Why then does the media continue to regurgitate MLB’s propaganda about the lack of competitive balance? For all Selig’s whining about how most teams enter spring training without a chance to win, the simple fact is that from 1981 through last season, Major League Baseball has had 30 different teams in the postseason to the NFL’s 31; the NFL has had 19 different teams playing in the Super Bowl to baseball’s 21 playing in the World Series. This is in spite of the fact that for most of this period the NFL has had 12 playoff spots to baseball’s eight, and that baseball throws one fewer season into the comparison, not having had a postseason in 1994. And in the period of Yankee dominance, from 1996 through last season? Nine different teams have played in the World Series, while 10 different teams have played in the Super Bowl.

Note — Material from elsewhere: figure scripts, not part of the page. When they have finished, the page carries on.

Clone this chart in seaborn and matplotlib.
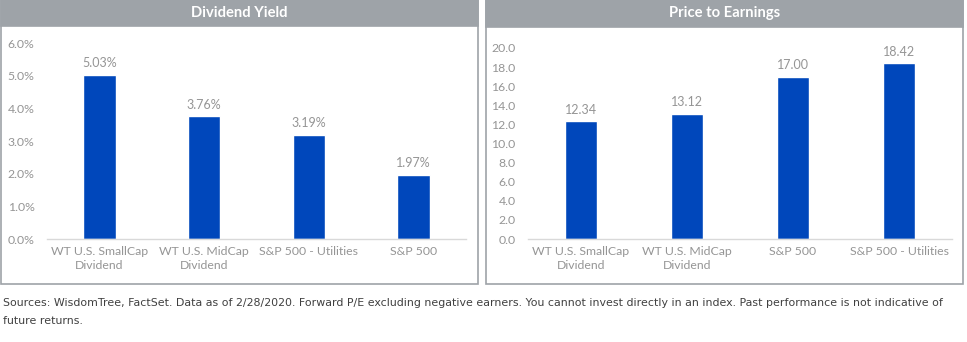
import matplotlib
matplotlib.use("Agg")
import matplotlib.pyplot as plt
import matplotlib.patches as mpatches
from matplotlib.ticker import FuncFormatter
import seaborn as sns
import pandas as pd

# data
dy_labels = ["WT U.S. SmallCap\nDividend", "WT U.S. MidCap\nDividend", "S&P 500 - Utilities", "S&P 500"]
dy_values = [5.03, 3.76, 3.19, 1.97]
pe_labels = ["WT U.S. SmallCap\nDividend", "WT U.S. MidCap\nDividend", "S&P 500", "S&P 500 - Utilities"]
pe_values = [12.34, 13.12, 17.00, 18.42]

BLUE = "#0047BB"
HEAD = "#9EA3A8"
TXT = "#959595"

sns.set_theme(style="white")
plt.rcParams["font.family"] = ["Lato", "DejaVu Sans"]

W, H = 967, 342
fig = plt.figure(figsize=(W / 100, H / 100), dpi=100)


def px_axes(x0, y0, x1, y1):
    # pixel box (top-left origin) -> figure fraction
    return fig.add_axes([x0 / W, 1 - y1 / H, (x1 - x0) / W, (y1 - y0) / H])


def panel(x0, x1, y_bottom, head_h, title):
    fig.patches.append(mpatches.Rectangle((x0 / W, 1 - y_bottom / H), (x1 - x0) / W, y_bottom / H,
                                          transform=fig.transFigure, fill=False,
                                          edgecolor=HEAD, linewidth=1.2))
    fig.patches.append(mpatches.Rectangle((x0 / W, 1 - head_h / H), (x1 - x0) / W, head_h / H,
                                          transform=fig.transFigure, facecolor=HEAD,
                                          edgecolor=HEAD, linewidth=1.2))
    fig.text((x0 + x1) / 2 / W, 1 - head_h / 2 / H, title, color="white", fontsize=10.6,
             fontweight="bold", ha="center", va="center")


def bars(ax, labels, values, top, step, fmt, lab_fmt):
    df = pd.DataFrame({"name": labels, "val": values})
    sns.barplot(data=df, x="name", y="val", color=BLUE, width=0.31, ax=ax, saturation=1)
    ax.set_xlim(-0.5, len(labels) - 0.5)
    ax.set_ylim(0, top)
    ax.set_yticks([i * step for i in range(int(round(top / step)) + 1)])
    ax.yaxis.set_major_formatter(FuncFormatter(fmt))
    ax.set_xlabel("")
    ax.set_ylabel("")
    for s in ["top", "right", "left"]:
        ax.spines[s].set_visible(False)
    ax.spines["bottom"].set_color("#D9D9D9")
    ax.spines["bottom"].set_linewidth(1)
    ax.tick_params(axis="both", length=0, colors=TXT, labelsize=8.8)
    ax.tick_params(axis="y", pad=9)
    ax.tick_params(axis="x", pad=5)
    for t in ax.get_xticklabels():
        t.set_linespacing(1.3)
    ax.bar_label(ax.containers[0], labels=[lab_fmt(v) for v in values],
                 padding=4, color=TXT, fontsize=9)
    ax.set_facecolor("white")


panel(1, 478, 284, 26, "Dividend Yield")
panel(486, 963, 284, 27, "Price to Earnings")

ax1 = px_axes(47, 43, 466, 239)
bars(ax1, dy_labels, dy_values, 6, 1, lambda v, p: f"{v:.1f}%", lambda v: f"{v:.2f}%")

ax2 = px_axes(528, 48, 952, 239)
bars(ax2, pe_labels, pe_values, 20, 2, lambda v, p: f"{v:.1f}", lambda v: f"{v:.2f}")

foot = ("Sources: WisdomTree, FactSet. Data as of 2/28/2020. Forward P/E excluding negative earners. "
        "You cannot invest directly in an index. Past performance is not indicative of\nfuture returns.")
fig.text(3 / W, 1 - 298 / H, foot, color="#404040", fontsize=7.9, ha="left", va="top",
         linespacing=2.05, family=["DejaVu Sans"])

fig.savefig("out.png", dpi=100, facecolor="white")
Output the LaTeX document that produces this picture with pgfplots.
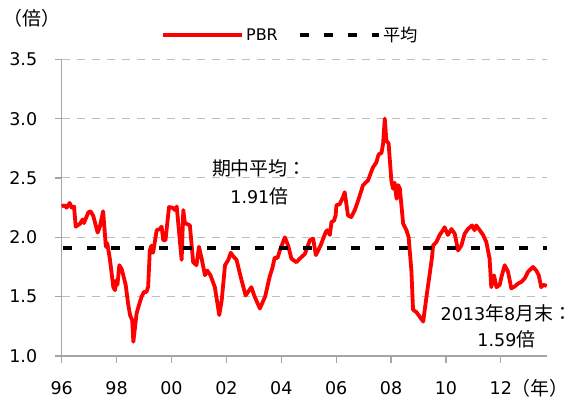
\documentclass[border=0pt]{standalone}
\usepackage{fontspec}
\setmainfont{DejaVu Sans}
\newfontfamily\jp[Scale=1.08]{Noto Sans CJK JP}
\usepackage{pgfplots}
\pgfplotsset{compat=1.18}
\definecolor{gridgray}{RGB}{190,190,190}
\definecolor{axgray}{RGB}{165,165,165}
\begin{document}
\begin{tikzpicture}
\begin{axis}[
  scale only axis, width=485pt, height=296.7pt,
  xmin=1996, xmax=2013.67, ymin=1, ymax=3.5,
  axis x line*=bottom, axis y line*=left,
  axis line style={-, draw=axgray, line width=1.3pt},
  tick style={draw=axgray, line width=1.2pt},
  tick align=outside, major tick length=7pt,
  xtick={1996,1998,2000,2002,2004,2006,2008,2010,2012},
  xticklabels={96,98,00,02,04,06,08,10,12},
  ytick={1,1.5,2,2.5,3,3.5},
  yticklabels={1.0,1.5,2.0,2.5,3.0,3.5},
  ticklabel style={font=\fontsize{17.5}{20}\selectfont},
  xticklabel style={inner sep=1pt},
  /pgf/number format/assume math mode=true,
  yticklabel shift=14pt, xticklabel shift=17.8pt,
  ymajorgrids, major grid style={draw=gridgray, line width=1pt, dash pattern=on 8pt off 7pt},
  legend style={at={(0.472,1.082)}, anchor=center, draw=none, fill=none,
    font=\fontsize{16}{18}\selectfont, legend columns=2,
    /tikz/every even column/.append style={column sep=18pt}},
  legend image code/.code={\draw[#1] (0pt,0pt) -- (79pt,0pt);},
  clip=false,
]
\addplot[red, line width=3.8pt, line join=round] coordinates {
(1996.00,2.26) (1996.10,2.27) (1996.18,2.25) (1996.29,2.29) (1996.36,2.25) (1996.45,2.26)
(1996.51,2.09) (1996.67,2.115) (1996.76,2.15) (1996.81,2.12) (1996.97,2.21) (1997.05,2.22)
(1997.15,2.18) (1997.31,2.04) (1997.39,2.09) (1997.51,2.22) (1997.61,1.92) (1997.66,1.95)
(1997.76,1.81) (1997.88,1.58) (1997.94,1.555) (1998.00,1.64) (1998.03,1.60) (1998.10,1.765)
(1998.19,1.73) (1998.33,1.60) (1998.42,1.44) (1998.49,1.345) (1998.57,1.30) (1998.61,1.12)
(1998.73,1.36) (1998.79,1.41) (1998.91,1.50) (1999.00,1.54) (1999.09,1.54) (1999.15,1.585)
(1999.21,1.89) (1999.27,1.93) (1999.33,1.87) (1999.46,2.06) (1999.58,2.07) (1999.64,2.09)
(1999.70,1.975) (1999.78,1.975) (1999.91,2.255) (2000.03,2.25) (2000.13,2.23) (2000.19,2.26)
(2000.27,2.06) (2000.37,1.81) (2000.43,2.23) (2000.49,2.115) (2000.55,2.115) (2000.67,2.10)
(2000.79,1.79) (2000.91,1.765) (2001.00,1.92) (2001.09,1.83) (2001.22,1.68) (2001.30,1.72)
(2001.42,1.68) (2001.58,1.58) (2001.74,1.345) (2001.83,1.47) (2001.95,1.765) (2002.07,1.81)
(2002.16,1.87) (2002.25,1.84) (2002.37,1.81) (2002.55,1.64) (2002.70,1.51) (2002.79,1.54)
(2002.91,1.58) (2003.03,1.50) (2003.22,1.40) (2003.41,1.50) (2003.58,1.67) (2003.68,1.745)
(2003.76,1.83) (2003.86,1.825) (2003.95,1.89) (2004.13,2.00) (2004.25,1.93) (2004.37,1.82)
(2004.55,1.79) (2004.67,1.82) (2004.86,1.86) (2005.04,1.975) (2005.16,1.99) (2005.26,1.85)
(2005.43,1.93) (2005.62,2.045) (2005.68,2.06) (2005.77,2.02) (2005.83,2.13) (2005.92,2.14)
(2005.98,2.185) (2006.01,2.27) (2006.13,2.28) (2006.25,2.34) (2006.31,2.38) (2006.43,2.185)
(2006.55,2.17) (2006.68,2.23) (2006.80,2.31) (2006.98,2.44) (2007.16,2.48) (2007.34,2.59)
(2007.46,2.63) (2007.55,2.70) (2007.65,2.71) (2007.71,2.79) (2007.77,3.00) (2007.83,2.815)
(2007.91,2.79) (2008.01,2.48) (2008.07,2.41) (2008.13,2.46) (2008.20,2.325) (2008.26,2.44)
(2008.32,2.41) (2008.44,2.115) (2008.56,2.06) (2008.64,2.00) (2008.74,1.72) (2008.80,1.39)
(2008.92,1.37) (2009.00,1.345) (2009.17,1.29) (2009.29,1.50) (2009.41,1.695) (2009.49,1.83)
(2009.53,1.93) (2009.65,1.96) (2009.77,2.02) (2009.89,2.06) (2009.95,2.085) (2010.07,2.02)
(2010.20,2.07) (2010.32,2.03) (2010.44,1.89) (2010.56,1.93) (2010.68,2.03) (2010.80,2.07)
(2010.95,2.10) (2011.04,2.06) (2011.10,2.10) (2011.23,2.06) (2011.35,2.02) (2011.47,1.96)
(2011.59,1.82) (2011.65,1.58) (2011.75,1.68) (2011.84,1.58) (2011.96,1.60) (2012.02,1.665)
(2012.14,1.765) (2012.26,1.71) (2012.38,1.57) (2012.50,1.585) (2012.62,1.61) (2012.75,1.625)
(2012.87,1.655) (2012.99,1.71) (2013.17,1.75) (2013.29,1.72) (2013.38,1.68) (2013.47,1.58)
(2013.55,1.60) (2013.67,1.59)
};
\addlegendentry{PBR}
\addplot[black, line width=4.5pt, dash pattern=on 9pt off 15pt] coordinates {(1996.05,1.91) (2013.67,1.91)};
\addlegendentry{{\jp 平均}}
\node[align=center, font=\fontsize{17.5}{28}\selectfont] at (axis cs:2003.2,2.46) {{\jp 期中平均：}\\1.91{\jp 倍}};
\node[align=center, font=\fontsize{17.5}{26}\selectfont] at (axis cs:2012.2,1.252) {2013{\jp 年}8{\jp 月末：}\\1.59{\jp 倍}};
\node[font=\fontsize{17.5}{20}\selectfont] at (rel axis cs:-0.0612,1.139) {\jp （倍）};
\node[font=\fontsize{17.5}{20}\selectfont, inner sep=0pt] at (rel axis cs:0.986,-0.108) {\jp （年）};
\end{axis}
\pgfresetboundingbox
\path (-61.7pt,-45pt) rectangle (523.3pt,356pt);
\end{tikzpicture}
\end{document}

The relentless hammering of baseball from both the press and the commissioner’s office for lack of competitive balance might make sense if baseball was any less competitive than it has ever been, or if it was less competitive than other major sports, particularly professional football, which is usually held up as the model baseball should aspire to. Well, last season the Detroit Tigers were 55-106 for a won-lost percentage of .342 while the Detroit Lions were 3-13 for a won-lost percentage of .188. This year’s Tigers, horrible as they are, are still playing about 70 points better than last year’s Lions. The NFL has complete revenue sharing and a strict salary cap, all the things MLB is trying to force on its teams and players. If the Lions are that lousy this season, maybe Commissioner Paul Tagliabue should consider petitioning Congress for deregulation.